The Shattered Illusion is a 1928 Australian silent film about a rich financier who is shipwrecked. Unlike many Australian silent films, a copy of it exists today.

==Plot==
Financier Lewis Alden has a nervous breakdown and loses his memory. He joins the crew of a ship and is marooned after a storm at sea, along with Joyce. The shock of this causes him to regain his memory. One day, he discovers a drifting lifeboat containing several newspapers and he reads, to his dismay, that his companies have thrived in his absence and he is not as important as he once thought.
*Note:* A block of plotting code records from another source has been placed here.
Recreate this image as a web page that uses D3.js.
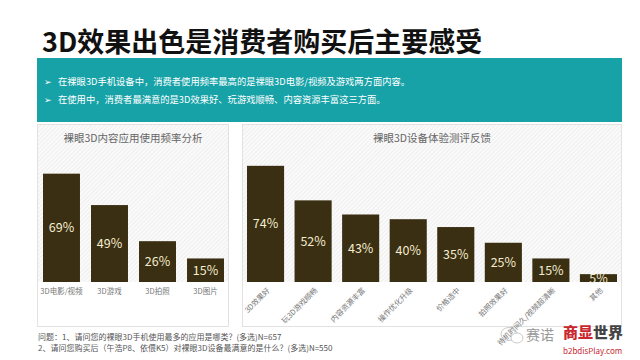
<!DOCTYPE html>
<html><head><meta charset="utf-8">
<script src="https://cdn.jsdelivr.net/npm/d3@7"></script>
<style>body{margin:0;background:#fff}svg{display:block}text{font-family:"Noto Sans CJK SC","Noto Sans",sans-serif}</style>
</head><body>
<svg id="c" width="640" height="360"></svg>
<script>
const title = "3D效果出色是消费者购买后主要感受";
const bullets = ["在裸眼3D手机设备中，消费者使用频率最高的是裸眼3D电影/视频及游戏两方面内容。",
                 "在使用中，消费者最满意的是3D效果好、玩游戏顺畅、内容资源丰富这三方面。"];
const leftTitle = "裸眼3D内容应用使用频率分析";
const leftCats = ["3D电影/视频", "3D游戏", "3D拍照", "3D图片"];
const leftVals = [69, 49, 26, 15];
const rightTitle = "裸眼3D设备体验测评反馈";
const rightCats = ["3D效果好", "玩3D游戏顺畅", "内容资源丰富", "操作优化升级", "价格适中", "拍照效果好", "待机时间久/视频超清晰", "其他"];
const rightVals = [74, 52, 43, 40, 35, 25, 15, 5];
const notes = ["问题：1、请问您的裸眼3D手机使用最多的应用是哪类？(多选)N=657",
               "2、请问您购买后（午浩P8、依偎K5）对裸眼3D设备最满意的是什么？(多选)N=550"];

const svg = d3.select("#c");
const defs = svg.append("defs");
const pat = defs.append("pattern").attr("id","hatch").attr("patternUnits","userSpaceOnUse")
  .attr("width",3).attr("height",3).attr("patternTransform","rotate(45)");
pat.append("rect").attr("width",3).attr("height",3).attr("fill","#fafafa");
pat.append("line").attr("x1",0).attr("y1",0).attr("x2",0).attr("y2",3).attr("stroke","#e4e4e4").attr("stroke-width",1);

// title
svg.append("text").attr("x",42).attr("y",52).attr("font-size",27).attr("font-weight",700)
  .attr("fill","#111").text(title);
// teal box
svg.append("rect").attr("x",37).attr("y",58).attr("width",585).attr("height",64).attr("fill","#17a2a7");
bullets.forEach((b,i)=>{
  const y = 82 + i*18;
  svg.append("text").attr("x",44).attr("y",y).attr("dy","0.35em").attr("font-size",9).attr("fill","#fff").text("➢");
  svg.append("text").attr("x",58).attr("y",y).attr("dy","0.35em").attr("font-size",9.3).attr("fill","#fff").text(b);
});

const y = d3.scaleLinear().domain([0,100]).range([282,125]);
const barColor = "#3a2f12", lblColor = "#f4eccf";

function panel(x0, x1, ttl, cats, vals, rotate, padI, padO) {
  const g = svg.append("g");
  g.append("rect").attr("x",x0).attr("y",124).attr("width",x1-x0).attr("height",y(0)-124).attr("fill","url(#hatch)");
  g.append("rect").attr("x",x0+0.5).attr("y",124.5).attr("width",x1-x0-1).attr("height",326-124)
    .attr("fill","none").attr("stroke","#e2e2e2");
  g.append("text").attr("x",(x0+x1)/2).attr("y",138).attr("dy","0.35em").attr("text-anchor","middle")
    .attr("font-size",10.5).attr("fill","#666").text(ttl);
  const x = d3.scaleBand().domain(cats).range(rotate?[247,617]:[43,224]).paddingInner(padI).paddingOuter(padO);
  g.selectAll(".b").data(vals).join("rect")
    .attr("x",(d,i)=>x(cats[i])).attr("width",x.bandwidth())
    .attr("y",d=>y(d)).attr("height",d=>y(0)-y(d)).attr("fill",barColor);
  g.selectAll(".v").data(vals).join("text")
    .attr("x",(d,i)=>x(cats[i])+x.bandwidth()/2)
    .attr("y",d=> d<10 ? y(d)+4 : (y(d)+y(0))/2).attr("dy","0.35em")
    .attr("text-anchor","middle").attr("font-size",12.5).attr("fill",lblColor).text(d=>d+"%");
  if (!rotate) {
    g.selectAll(".c").data(cats).join("text")
      .attr("x",d=>x(d)+x.bandwidth()/2).attr("y",291).attr("dy","0.35em").attr("text-anchor","middle")
      .attr("font-size",7.5).attr("fill","#777").text(d=>d);
  } else {
    g.selectAll(".c").data(cats).join("text")
      .attr("transform",d=>`translate(${x(d)+x.bandwidth()/2+3},289) rotate(-45)`)
      .attr("text-anchor","end").attr("dy","0.35em")
      .attr("font-size",7.5).attr("fill","#777").text(d=>d);
  }
}
panel(37, 229, leftTitle, leftCats, leftVals, false, 0.23, 0);
panel(242, 622, rightTitle, rightCats, rightVals, true, 0.22, 0);

notes.forEach((n,i)=>{
  svg.append("text").attr("x",38).attr("y",337+i*11.5).attr("dy","0.35em").attr("font-size",8)
    .attr("fill","#555").text(n);
});

// watermark
const wm = svg.append("g");
wm.append("ellipse").attr("cx",509).attr("cy",334).attr("rx",8).attr("ry",6.5).attr("fill","none").attr("stroke","#bbb").attr("stroke-width",0.8);
wm.append("ellipse").attr("cx",517).attr("cy",338).attr("rx",6).attr("ry",5).attr("fill","#fff").attr("stroke","#bbb").attr("stroke-width",0.8);
wm.append("text").attr("x",526).attr("y",335).attr("dy","0.35em").attr("font-size",14).attr("fill","#999").text("赛诺");
wm.append("text").attr("x",563).attr("y",333).attr("dy","0.35em").attr("font-size",15).attr("font-weight",900).attr("fill","#c9282f").text("商显");
wm.append("text").attr("x",593).attr("y",333).attr("dy","0.35em").attr("font-size",15).attr("font-weight",900).attr("fill","#444").text("世界");
wm.append("text").attr("x",563).attr("y",351).attr("dy","0.35em").attr("font-size",8).attr("fill","#c9282f").text("b2bdisPlay.com");
</script>
</body></html>
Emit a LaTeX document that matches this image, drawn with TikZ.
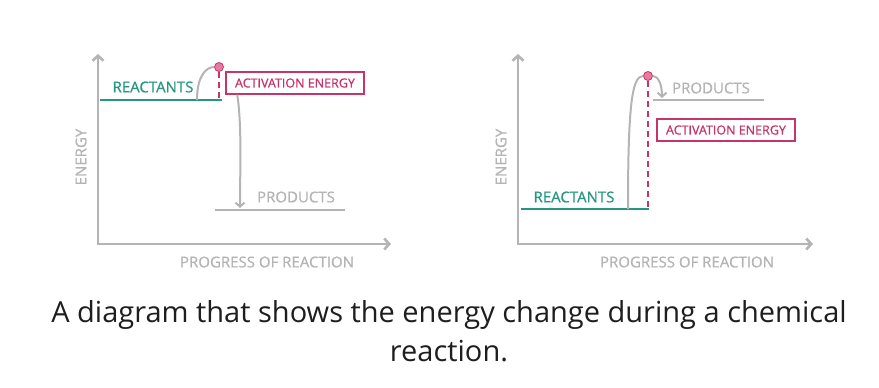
\documentclass[tikz,border=0pt]{standalone}
\usepackage{fontspec}
\setmainfont{Open Sans}
\newfontfamily\handfont[FakeBold=0.7]{Open Sans}
\usetikzlibrary{arrows.meta,positioning,calc}
\definecolor{reactteal}{RGB}{38,150,128}
\definecolor{actpink}{RGB}{198,52,104}
\definecolor{peakpink}{RGB}{232,122,162}
\definecolor{axisgray}{RGB}{180,180,180}
\definecolor{captext}{RGB}{30,30,30}

\begin{document}
\begin{tikzpicture}[x=1pt,y=-1pt,
  axis/.style={draw=axisgray,line width=2.6pt,line cap=round,-{Straight Barb[length=5pt,width=11pt]}},
  level/.style={line width=2.6pt},
  hump/.style={draw=axisgray,line width=2pt},
  actdash/.style={draw=actpink,line width=2pt,dash pattern=on 6pt off 4pt},
  lbl/.style={font=\handfont\fontsize{15}{17}\selectfont},
  actbox/.style={draw=actpink,line width=1.5pt,fill=white,text=actpink,
    minimum width=138pt,minimum height=22pt,inner sep=0pt,font=\handfont\fontsize{12.5}{14}\selectfont},
  peak/.style={circle,draw=actpink,fill=peakpink,line width=0.8pt,minimum size=9pt,inner sep=0pt}]
  \useasboundingbox (0,0) rectangle (879,388);

  % Exothermic
  \coordinate (OL) at (98,244);
  \coordinate (YL) at (98,54);
  \coordinate (XL) at (391,244);
  \draw[axis] (OL) -- (YL);
  \draw[axis] (OL) -- (XL);
  \node[lbl,text=axisgray,rotate=90] (energyL) at (81,157) {ENERGY};
  \node[lbl,text=axisgray] (progL) at (267,262) {PROGRESS OF REACTION};
  % reactants and products
  \coordinate (rsL) at (100,100);
  \coordinate (reL) at (222,100);
  \draw[level,reactteal] (rsL) -- (reL);
  \node[lbl,text=reactteal] (reactL) at (153,87) {REACTANTS};
  \coordinate (psL) at (215,210);
  \coordinate (peL) at (345,210);
  \draw[level,axisgray] (psL) -- (peL);
  \node[lbl,text=axisgray] (prodL) at (296,197) {PRODUCTS};
  % hump and activation energy
  \coordinate (footL) at (197,100);
  \node[peak] (topL) at (219,67) {};
  \draw[hump] (footL) .. controls (197,76) and (206,67) .. (topL.west);
  \draw[actdash] (topL.south) -- (topL |- reL);
  \node[actbox] (actL) at (295,83) {ACTIVATION ENERGY};
  \coordinate (dropL) at (240,208);
  \draw[hump,-{Straight Barb[length=4pt,width=9pt]}] ($(actL.south west)+(12,0)$)
    .. controls (242,125) and (240,170) .. (dropL);

  % Endothermic
  \coordinate (OR) at (518,244);
  \coordinate (YR) at (518,54);
  \coordinate (XR) at (813,244);
  \draw[axis] (OR) -- (YR);
  \draw[axis] (OR) -- (XR);
  \node[lbl,text=axisgray,rotate=90] (energyR) at (501,157) {ENERGY};
  \node[lbl,text=axisgray] (progR) at (687,262) {PROGRESS OF REACTION};
  % reactants and products
  \coordinate (rsR) at (521,209);
  \coordinate (reR) at (649,209);
  \draw[level,reactteal] (rsR) -- (reR);
  \node[lbl,text=reactteal] (reactR) at (574,197) {REACTANTS};
  \coordinate (psR) at (653,100);
  \coordinate (peR) at (764,100);
  \draw[level,axisgray] (psR) -- (peR);
  \node[lbl,text=axisgray] (prodR) at (711,88) {PRODUCTS};
  % hump and activation energy
  \coordinate (footR) at (628,209);
  \node[peak] (topR) at (648,76) {};
  \coordinate (dropR) at (662,98);
  \draw[hump] (footR) .. controls (628,105) and (632,76) .. (topR.west);
  \draw[hump,-{Straight Barb[length=4pt,width=9pt]}] (topR.east)
    .. controls (658,76) and (662,84) .. (dropR);
  \draw[actdash] (topR.south) -- (topR |- reR);
  \node[actbox] (actR) at (726,130) {ACTIVATION ENERGY};

  % caption
  \node[text=captext,font=\fontsize{29}{39}\selectfont,align=center] (cap) at (449,331)
    {A diagram that shows the energy change during a chemical\\reaction.};
\end{tikzpicture}
\end{document}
He finds comfort from Joyce and after the two of them are rescued, decides to live on her family's plantation in New Guinea.

==Cast==
- J. Robertson Aiken as Lewis Alden
- Gret Wiseman as Joyce Hilton
- Don Winder as John Galway
- Mary McDermott as Alice Newton
- Jack Hooper as Dr Haynes
- A.G. Harbrow as Dr Haynes
- Alec Sutherland as tramp
- Norman Arthur as John Elsworth
- Clare Dight as Mrs Elsworth

==Production==
The film was shot in July and August 1927, with interiors filmed in a backyard studio in Abbotsford, Melbourne.

It was the first movie from Victorian Film Productions, who later made a comedy short, The Tramp (1929), and the feature Tiger Island (1930).